> SUPPLIED DATA:
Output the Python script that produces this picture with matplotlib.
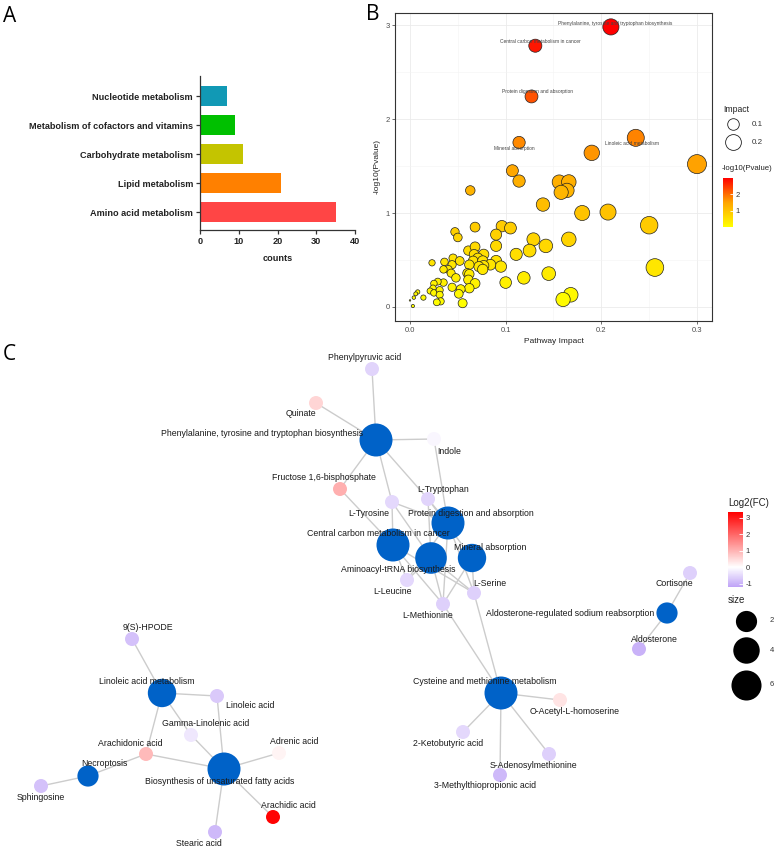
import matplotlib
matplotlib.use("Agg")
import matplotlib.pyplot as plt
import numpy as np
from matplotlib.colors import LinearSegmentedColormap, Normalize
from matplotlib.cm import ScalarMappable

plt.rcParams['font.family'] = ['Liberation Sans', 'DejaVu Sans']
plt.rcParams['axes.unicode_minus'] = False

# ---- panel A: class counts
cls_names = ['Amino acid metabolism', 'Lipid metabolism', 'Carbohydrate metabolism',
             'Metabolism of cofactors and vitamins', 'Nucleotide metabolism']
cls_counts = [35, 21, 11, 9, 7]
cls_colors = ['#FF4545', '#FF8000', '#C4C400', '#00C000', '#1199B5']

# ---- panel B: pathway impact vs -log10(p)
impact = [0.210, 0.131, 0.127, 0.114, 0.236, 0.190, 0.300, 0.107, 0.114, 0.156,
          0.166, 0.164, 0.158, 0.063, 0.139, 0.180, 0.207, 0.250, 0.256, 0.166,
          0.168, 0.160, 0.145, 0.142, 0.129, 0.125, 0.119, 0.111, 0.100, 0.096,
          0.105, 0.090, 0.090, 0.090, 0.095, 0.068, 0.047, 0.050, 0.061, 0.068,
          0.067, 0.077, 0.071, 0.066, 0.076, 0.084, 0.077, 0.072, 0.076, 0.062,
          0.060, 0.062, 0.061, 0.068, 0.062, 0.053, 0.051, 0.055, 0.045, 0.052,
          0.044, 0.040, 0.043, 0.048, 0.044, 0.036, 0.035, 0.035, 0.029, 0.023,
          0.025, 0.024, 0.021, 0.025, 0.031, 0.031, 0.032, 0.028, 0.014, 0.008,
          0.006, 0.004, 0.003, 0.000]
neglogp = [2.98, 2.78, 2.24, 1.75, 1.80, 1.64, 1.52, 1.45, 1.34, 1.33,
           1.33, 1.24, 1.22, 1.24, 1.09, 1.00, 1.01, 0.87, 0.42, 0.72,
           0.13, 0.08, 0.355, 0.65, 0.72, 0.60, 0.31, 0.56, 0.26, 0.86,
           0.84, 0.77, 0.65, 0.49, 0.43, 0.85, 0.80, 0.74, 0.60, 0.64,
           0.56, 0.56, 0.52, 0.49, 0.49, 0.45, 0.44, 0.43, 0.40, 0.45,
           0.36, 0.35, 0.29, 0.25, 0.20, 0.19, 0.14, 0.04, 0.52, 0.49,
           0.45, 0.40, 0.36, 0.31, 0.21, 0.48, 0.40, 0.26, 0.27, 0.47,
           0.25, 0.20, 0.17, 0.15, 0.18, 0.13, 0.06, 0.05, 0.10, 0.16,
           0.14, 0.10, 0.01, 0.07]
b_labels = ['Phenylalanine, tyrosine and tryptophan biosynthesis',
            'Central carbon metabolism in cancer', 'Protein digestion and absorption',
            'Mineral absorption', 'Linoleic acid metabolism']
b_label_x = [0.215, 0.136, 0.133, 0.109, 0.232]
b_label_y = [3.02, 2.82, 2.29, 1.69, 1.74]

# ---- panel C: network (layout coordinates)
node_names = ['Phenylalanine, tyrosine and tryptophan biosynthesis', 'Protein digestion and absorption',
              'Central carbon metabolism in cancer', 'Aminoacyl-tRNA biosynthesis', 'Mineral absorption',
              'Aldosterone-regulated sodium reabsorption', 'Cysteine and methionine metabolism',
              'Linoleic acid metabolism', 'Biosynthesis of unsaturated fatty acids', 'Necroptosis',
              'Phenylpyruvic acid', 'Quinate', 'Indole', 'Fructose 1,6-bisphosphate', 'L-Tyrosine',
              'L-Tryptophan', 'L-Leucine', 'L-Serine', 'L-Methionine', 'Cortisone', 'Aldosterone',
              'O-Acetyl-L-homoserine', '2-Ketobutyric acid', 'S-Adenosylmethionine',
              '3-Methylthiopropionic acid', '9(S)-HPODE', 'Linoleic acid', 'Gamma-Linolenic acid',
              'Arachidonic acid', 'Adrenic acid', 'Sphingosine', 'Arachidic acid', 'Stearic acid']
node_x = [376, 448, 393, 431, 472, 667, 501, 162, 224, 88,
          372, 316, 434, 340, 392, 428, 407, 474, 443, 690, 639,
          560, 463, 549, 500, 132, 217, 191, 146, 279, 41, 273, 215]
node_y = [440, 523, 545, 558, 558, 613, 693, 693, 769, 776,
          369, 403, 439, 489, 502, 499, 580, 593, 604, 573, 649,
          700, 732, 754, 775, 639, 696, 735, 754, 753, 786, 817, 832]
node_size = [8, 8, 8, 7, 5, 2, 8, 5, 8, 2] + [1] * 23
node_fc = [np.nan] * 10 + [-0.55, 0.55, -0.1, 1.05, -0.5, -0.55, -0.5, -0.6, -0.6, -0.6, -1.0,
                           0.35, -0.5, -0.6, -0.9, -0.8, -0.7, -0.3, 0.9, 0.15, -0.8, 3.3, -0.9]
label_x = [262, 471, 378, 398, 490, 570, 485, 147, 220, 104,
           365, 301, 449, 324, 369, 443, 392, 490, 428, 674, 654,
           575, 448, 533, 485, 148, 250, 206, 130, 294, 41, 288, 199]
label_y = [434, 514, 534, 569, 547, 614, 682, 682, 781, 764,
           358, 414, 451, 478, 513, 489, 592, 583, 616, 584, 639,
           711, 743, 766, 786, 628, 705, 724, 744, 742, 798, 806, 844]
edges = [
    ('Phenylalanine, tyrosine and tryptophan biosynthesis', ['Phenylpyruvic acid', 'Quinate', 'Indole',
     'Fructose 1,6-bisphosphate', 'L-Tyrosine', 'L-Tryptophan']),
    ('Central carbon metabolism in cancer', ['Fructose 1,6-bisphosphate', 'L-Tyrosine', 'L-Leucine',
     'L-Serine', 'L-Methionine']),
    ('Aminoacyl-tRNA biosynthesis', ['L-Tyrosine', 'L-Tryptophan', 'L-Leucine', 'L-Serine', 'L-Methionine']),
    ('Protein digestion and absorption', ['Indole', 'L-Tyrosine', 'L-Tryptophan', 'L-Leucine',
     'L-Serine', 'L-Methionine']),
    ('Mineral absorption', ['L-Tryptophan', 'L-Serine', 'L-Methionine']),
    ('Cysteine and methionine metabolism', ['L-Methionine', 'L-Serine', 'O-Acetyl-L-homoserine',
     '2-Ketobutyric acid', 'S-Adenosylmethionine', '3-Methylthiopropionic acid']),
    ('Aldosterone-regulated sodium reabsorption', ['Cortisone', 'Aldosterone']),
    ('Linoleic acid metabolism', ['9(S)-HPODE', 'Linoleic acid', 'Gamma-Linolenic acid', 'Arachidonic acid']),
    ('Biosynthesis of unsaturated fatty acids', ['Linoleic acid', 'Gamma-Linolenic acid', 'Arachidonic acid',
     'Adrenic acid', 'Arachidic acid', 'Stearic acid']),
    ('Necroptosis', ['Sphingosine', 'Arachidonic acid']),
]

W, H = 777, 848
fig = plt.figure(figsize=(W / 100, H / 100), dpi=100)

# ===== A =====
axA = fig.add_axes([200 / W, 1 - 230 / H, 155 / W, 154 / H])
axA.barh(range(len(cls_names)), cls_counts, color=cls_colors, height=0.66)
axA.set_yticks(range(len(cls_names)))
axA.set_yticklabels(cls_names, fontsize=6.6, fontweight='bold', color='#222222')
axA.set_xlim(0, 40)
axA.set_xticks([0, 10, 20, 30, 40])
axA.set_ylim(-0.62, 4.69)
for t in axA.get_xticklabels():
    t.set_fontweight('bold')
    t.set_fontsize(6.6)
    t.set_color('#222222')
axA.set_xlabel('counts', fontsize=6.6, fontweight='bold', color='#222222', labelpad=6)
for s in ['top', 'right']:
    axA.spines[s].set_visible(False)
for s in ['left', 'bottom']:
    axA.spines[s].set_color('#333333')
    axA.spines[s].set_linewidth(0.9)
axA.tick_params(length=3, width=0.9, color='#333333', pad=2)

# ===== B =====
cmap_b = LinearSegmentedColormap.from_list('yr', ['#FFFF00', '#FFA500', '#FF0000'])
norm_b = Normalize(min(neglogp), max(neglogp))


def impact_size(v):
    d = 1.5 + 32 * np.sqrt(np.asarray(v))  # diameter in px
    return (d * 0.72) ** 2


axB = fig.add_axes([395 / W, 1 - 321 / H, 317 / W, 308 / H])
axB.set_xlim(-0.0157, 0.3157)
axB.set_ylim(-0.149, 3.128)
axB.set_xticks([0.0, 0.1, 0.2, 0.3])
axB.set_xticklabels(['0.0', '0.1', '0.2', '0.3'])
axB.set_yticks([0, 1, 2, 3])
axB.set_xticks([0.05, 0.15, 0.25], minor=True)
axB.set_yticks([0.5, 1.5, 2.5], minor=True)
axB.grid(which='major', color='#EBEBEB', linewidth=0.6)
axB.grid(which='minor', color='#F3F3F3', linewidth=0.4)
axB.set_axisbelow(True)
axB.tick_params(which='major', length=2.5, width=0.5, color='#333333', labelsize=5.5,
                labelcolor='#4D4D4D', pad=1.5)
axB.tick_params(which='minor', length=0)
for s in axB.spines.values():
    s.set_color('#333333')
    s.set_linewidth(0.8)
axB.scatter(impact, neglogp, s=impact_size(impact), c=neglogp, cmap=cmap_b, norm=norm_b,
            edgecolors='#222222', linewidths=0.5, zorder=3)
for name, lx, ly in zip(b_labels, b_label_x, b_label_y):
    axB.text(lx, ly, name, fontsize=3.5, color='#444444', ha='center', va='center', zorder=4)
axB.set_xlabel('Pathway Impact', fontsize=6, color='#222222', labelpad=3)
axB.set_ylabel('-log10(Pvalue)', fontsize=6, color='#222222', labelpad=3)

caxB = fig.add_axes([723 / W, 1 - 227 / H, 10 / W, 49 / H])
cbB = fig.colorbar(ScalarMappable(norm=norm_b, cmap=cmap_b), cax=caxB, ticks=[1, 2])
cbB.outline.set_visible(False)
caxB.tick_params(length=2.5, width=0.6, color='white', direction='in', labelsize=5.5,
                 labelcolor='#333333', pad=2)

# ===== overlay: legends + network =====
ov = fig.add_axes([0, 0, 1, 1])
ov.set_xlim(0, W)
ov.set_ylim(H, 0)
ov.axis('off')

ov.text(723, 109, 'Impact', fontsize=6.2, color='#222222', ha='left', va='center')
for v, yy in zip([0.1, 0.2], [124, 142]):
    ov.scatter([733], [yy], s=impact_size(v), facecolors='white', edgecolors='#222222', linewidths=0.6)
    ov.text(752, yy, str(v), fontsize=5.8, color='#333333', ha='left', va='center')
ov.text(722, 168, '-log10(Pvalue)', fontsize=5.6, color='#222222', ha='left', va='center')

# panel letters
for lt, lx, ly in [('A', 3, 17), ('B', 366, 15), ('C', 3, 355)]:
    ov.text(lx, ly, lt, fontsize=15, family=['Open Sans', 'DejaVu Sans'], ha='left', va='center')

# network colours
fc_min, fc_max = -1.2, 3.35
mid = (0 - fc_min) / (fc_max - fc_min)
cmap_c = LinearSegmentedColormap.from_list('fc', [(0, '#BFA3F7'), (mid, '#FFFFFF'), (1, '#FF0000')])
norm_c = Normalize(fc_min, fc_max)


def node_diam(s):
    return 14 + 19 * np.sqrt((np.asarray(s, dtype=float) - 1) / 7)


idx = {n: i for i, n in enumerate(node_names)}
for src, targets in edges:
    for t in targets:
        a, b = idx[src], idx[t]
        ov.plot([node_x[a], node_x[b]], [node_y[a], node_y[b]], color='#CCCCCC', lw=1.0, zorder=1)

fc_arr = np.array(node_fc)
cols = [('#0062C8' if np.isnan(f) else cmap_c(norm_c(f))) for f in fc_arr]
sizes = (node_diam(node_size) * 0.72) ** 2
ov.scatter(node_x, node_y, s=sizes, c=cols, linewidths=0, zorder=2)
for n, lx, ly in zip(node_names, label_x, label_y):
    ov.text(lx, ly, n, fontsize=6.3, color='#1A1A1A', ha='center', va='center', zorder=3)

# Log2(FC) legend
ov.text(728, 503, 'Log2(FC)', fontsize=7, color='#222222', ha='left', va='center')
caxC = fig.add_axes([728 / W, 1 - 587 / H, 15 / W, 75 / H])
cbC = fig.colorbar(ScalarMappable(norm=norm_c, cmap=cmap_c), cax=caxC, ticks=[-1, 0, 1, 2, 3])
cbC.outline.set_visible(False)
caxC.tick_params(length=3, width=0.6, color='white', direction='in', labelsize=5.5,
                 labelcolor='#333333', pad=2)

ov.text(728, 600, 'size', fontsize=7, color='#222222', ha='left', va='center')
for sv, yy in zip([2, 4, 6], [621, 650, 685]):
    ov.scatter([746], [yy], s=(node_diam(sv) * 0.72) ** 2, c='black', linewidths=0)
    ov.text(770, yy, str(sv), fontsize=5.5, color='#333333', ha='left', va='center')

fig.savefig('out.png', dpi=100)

> THE PROBLEM:
Skip every picture and return the lines above from the top through the one that contains "plt.rcParams['axes.unicode_minus'] = False".

> COMPLETED TASK:
Output the Python script that produces this picture with matplotlib.
import matplotlib
matplotlib.use("Agg")
import matplotlib.pyplot as plt
import numpy as np
from matplotlib.colors import LinearSegmentedColormap, Normalize
from matplotlib.cm import ScalarMappable

plt.rcParams['font.family'] = ['Liberation Sans', 'DejaVu Sans']
plt.rcParams['axes.unicode_minus'] = False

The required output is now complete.